Chiracs Geschäftsreise nach China

Frankreichs Präsident schützt China vor Kritik an seiner Menschenrechtspolitik. Jetzt darf Airbus für Milliarden Mark Flugzeuge liefern  ■ Aus Paris Dorothea Hahn

Schweigen lohnt sich – zumindest wenn es um die Menschenrechte in China geht: Am zweiten Tag seiner Geschäftsreise auf den weltweit größten Markt hatte der französische Staatspräsident Jacques Chirac gestern bereits Aufträge im Gegenwert von mehreren Milliarden (Mark!) im Koffer, darunter den Verkauf von 30 Airbussen sowie die gemeinsame Entwicklung eines Regionalflugzeuges für 100 Passagiere. Der China-Coup, der Chirac zehn Tage vor den französischen Parlamentswahlen gelang, wird in Frankreich und dem Rest Europas Tausende von Arbeitsplätzen schaffen.

Bis zum Jahr 2000 will China, das bereits im vergangenen Jahr 13 Airbusse einkaufte, zusätzlich zehn Maschinen des Typs A 320 sowie zwanzig Maschinen vom Typ A 321 kaufen. Wert des Geschäftes, für das sich US-Konkurrent Boeing auch interessiert hatte: zwei Milliarden Mark.

Der China-Auftrag, zusammen mit der Zusage des Iran, der ebenfalls zehn Airbusse kaufen will, wird in der Airbus-Stadt Toulouse 3.600 Arbeitsplätze sichern, verlautete bei Airbus.

Außer den Luftfahrt-Coups erhielt Chirac in China gestern eine Lizenz für den französischen Versicherungskonzern Axa-UAP. Über weitere Geschäfte wurde verhandelt.
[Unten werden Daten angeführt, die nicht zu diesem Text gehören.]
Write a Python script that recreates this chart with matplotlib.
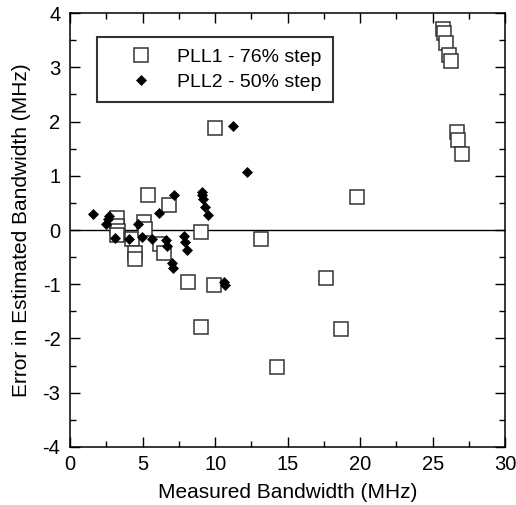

Einen Teil des Preises für das China-Geschäft hatte Chirac bereits vorab entrichtet. Anfang April hatte Frankreich, zusammen mit seinen europäischen Partnern im Airbus-Konsortium (die deutsche Dasa, die französische Aerospatial, die Britisch Aerospace und die spanische Casa) verhindert, daß die UNO die Menschenrechtsverletzungen in China verurteilte, wie sie es seit dem Massaker auf dem Tiananmen-Platz in Peking im Juni 1989 alljährlich getan hatte.

Die kleinen europäischen Länder, die im April dennoch – und vergeblich – versuchten, die UN- Resolution gegen China zustande zu bringen, erhielten inzwischen Ausladungen aus Peking.
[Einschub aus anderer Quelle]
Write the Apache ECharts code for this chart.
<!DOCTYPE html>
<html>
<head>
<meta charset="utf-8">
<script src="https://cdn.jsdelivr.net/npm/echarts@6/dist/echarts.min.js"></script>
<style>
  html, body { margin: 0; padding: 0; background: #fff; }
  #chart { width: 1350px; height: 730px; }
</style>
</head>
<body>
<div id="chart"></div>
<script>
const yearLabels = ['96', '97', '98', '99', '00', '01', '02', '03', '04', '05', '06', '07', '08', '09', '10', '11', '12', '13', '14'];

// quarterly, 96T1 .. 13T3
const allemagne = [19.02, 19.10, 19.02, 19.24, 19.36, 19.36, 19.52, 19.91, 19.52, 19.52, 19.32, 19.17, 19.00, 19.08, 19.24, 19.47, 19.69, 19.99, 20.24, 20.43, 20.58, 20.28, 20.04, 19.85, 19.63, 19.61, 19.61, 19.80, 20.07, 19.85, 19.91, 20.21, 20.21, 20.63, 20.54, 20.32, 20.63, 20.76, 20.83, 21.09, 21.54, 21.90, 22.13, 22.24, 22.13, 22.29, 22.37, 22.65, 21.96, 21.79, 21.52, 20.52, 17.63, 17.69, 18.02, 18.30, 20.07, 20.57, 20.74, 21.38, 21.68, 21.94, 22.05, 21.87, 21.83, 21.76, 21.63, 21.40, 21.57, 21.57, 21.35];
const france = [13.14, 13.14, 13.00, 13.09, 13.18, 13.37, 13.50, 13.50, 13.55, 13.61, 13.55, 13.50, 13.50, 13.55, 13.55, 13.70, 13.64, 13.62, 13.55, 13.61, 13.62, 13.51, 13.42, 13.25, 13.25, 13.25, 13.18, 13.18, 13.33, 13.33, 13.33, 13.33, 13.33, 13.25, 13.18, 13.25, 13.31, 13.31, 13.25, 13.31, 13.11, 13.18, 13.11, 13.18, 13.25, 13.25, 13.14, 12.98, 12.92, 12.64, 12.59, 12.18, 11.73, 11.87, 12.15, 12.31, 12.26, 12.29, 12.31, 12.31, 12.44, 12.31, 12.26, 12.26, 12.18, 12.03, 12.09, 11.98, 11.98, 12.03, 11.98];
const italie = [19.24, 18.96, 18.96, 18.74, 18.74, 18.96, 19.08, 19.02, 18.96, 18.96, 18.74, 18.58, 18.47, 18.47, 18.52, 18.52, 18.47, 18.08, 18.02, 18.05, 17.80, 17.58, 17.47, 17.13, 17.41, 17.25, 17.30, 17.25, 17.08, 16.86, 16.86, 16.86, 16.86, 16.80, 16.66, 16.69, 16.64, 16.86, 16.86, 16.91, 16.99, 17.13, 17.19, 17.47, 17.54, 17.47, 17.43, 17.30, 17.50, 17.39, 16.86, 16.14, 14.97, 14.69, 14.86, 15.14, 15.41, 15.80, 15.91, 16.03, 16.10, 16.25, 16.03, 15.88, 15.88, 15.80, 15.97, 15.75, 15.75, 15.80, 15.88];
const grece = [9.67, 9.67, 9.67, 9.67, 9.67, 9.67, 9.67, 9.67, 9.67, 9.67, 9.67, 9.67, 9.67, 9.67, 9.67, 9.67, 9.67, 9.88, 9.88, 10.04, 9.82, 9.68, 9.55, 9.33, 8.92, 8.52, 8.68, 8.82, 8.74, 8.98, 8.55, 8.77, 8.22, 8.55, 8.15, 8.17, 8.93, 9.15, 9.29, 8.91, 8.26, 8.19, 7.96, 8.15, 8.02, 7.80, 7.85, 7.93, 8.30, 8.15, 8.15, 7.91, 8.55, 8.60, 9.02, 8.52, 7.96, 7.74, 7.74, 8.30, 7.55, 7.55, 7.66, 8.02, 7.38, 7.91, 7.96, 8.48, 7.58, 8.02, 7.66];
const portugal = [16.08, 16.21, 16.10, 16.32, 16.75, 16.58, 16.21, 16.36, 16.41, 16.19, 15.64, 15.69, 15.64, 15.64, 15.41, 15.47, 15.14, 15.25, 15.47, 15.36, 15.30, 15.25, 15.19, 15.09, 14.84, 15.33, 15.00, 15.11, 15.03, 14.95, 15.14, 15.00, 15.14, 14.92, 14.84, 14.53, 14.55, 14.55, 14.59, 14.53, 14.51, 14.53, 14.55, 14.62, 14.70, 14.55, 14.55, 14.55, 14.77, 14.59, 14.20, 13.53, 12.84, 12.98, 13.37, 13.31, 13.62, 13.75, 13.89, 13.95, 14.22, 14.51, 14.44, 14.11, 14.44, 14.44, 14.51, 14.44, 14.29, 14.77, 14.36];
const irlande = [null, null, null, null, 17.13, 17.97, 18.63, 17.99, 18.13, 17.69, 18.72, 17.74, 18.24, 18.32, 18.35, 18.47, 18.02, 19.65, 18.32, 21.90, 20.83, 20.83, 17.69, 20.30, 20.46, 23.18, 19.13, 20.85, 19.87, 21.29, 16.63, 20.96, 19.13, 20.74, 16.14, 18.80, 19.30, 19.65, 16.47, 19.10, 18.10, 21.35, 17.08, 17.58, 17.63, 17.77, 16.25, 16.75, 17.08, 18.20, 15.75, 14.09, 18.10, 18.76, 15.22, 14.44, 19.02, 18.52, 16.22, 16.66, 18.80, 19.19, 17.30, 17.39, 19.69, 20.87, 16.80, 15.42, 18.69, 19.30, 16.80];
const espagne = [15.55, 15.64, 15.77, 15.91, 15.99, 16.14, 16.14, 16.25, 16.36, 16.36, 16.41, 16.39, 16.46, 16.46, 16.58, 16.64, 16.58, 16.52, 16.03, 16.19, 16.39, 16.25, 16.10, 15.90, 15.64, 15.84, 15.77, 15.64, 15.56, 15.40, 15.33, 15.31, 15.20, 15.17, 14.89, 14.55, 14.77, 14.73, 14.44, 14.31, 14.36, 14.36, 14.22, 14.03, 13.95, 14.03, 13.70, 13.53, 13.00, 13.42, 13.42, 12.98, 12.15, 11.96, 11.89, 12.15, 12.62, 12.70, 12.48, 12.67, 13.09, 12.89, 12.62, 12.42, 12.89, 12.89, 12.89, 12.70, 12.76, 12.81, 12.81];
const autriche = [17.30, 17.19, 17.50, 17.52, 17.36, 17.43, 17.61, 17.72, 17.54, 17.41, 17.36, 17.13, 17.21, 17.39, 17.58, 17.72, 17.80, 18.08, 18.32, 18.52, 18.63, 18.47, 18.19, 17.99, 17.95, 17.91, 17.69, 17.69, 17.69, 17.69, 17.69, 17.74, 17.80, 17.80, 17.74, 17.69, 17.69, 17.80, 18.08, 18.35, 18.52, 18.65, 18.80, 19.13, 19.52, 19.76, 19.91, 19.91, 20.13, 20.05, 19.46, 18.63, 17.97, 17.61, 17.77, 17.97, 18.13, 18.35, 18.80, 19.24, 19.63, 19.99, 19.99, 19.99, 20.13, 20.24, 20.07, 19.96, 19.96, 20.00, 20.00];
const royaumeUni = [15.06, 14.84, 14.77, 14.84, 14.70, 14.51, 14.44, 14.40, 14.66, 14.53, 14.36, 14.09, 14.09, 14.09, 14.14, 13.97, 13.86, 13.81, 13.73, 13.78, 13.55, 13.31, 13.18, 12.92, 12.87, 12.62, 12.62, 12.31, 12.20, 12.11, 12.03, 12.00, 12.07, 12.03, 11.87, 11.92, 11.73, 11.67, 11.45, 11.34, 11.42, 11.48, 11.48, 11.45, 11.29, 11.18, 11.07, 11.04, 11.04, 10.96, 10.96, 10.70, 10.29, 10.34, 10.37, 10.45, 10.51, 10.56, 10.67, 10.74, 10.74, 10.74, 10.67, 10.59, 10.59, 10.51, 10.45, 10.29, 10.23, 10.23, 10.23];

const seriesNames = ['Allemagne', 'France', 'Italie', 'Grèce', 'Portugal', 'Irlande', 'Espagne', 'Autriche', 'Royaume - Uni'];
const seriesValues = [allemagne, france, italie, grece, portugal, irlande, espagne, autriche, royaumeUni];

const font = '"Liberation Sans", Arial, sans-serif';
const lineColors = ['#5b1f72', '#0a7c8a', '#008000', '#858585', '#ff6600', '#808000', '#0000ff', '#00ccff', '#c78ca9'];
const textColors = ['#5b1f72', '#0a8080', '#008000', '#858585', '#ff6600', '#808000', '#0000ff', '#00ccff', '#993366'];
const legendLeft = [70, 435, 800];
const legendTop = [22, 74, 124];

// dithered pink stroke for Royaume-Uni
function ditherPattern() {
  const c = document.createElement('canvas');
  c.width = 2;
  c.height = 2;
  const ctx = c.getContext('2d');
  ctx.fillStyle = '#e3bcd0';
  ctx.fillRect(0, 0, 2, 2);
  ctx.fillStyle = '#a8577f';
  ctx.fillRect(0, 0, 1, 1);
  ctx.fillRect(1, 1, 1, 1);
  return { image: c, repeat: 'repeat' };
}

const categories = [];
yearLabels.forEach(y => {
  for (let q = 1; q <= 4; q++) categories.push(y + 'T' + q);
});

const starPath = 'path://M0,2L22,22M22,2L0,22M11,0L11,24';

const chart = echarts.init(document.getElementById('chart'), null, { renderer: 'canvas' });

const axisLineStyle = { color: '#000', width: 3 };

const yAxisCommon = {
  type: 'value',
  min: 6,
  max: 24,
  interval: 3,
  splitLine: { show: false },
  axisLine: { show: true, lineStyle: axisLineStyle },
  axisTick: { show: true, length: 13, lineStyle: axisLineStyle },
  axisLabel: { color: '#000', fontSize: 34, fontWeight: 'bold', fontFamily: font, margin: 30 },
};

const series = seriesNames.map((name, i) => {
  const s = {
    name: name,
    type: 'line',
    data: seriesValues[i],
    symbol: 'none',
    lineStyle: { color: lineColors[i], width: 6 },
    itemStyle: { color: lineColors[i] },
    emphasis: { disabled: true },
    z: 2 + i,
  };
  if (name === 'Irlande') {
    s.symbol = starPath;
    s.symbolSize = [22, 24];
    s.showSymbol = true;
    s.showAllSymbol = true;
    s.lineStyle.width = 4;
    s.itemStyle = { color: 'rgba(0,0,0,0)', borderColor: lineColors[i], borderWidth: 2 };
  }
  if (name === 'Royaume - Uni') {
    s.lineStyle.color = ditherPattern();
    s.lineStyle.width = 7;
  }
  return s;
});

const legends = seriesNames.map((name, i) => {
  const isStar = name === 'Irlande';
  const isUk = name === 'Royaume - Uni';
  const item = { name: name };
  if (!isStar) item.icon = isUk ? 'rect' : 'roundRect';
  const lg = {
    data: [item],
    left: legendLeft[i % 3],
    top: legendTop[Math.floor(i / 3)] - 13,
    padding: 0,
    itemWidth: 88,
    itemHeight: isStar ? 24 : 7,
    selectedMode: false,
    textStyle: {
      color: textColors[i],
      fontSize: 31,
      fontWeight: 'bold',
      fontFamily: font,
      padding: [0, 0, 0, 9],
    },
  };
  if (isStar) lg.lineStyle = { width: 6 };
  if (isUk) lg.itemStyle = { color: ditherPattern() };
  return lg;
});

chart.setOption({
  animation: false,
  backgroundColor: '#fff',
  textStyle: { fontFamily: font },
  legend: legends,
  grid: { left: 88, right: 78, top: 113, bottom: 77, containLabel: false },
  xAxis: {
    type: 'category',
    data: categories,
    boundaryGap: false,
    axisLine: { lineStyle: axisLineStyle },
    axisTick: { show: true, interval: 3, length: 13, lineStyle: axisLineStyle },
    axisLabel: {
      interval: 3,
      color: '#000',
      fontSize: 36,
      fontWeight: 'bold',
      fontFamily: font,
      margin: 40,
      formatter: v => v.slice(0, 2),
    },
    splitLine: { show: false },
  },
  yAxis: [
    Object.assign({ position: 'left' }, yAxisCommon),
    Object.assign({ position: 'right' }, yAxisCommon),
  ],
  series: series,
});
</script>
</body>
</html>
Chirac hingegen, der auch noch seinen ursprünglich geplanten Abstecher nach Hongkong abgesagt hat (offizielle Begründung: Zeitmangel wegen des Wahlkampfes in Frankreich), und der selbstverständlich den Dalai Lama, der vorige Woche in Frankreich weilte, nicht empfangen hat, durfte mit mehreren Dutzend französischer Manager anreisen. Gestern hatte er nach einem Treffen mit Chinas Präsident Jiang Zemin sogar als erster ausländischer Staatschef die Ehre, eine Rede in der Eliteschule der chinesischen Verwaltung halten zu dürfen. Die Freilassung von Dissidenten wie Wei Jingsheng durfte Frankreichs Außenminister Hervé de Charette fordern. Das war nicht Chefsache.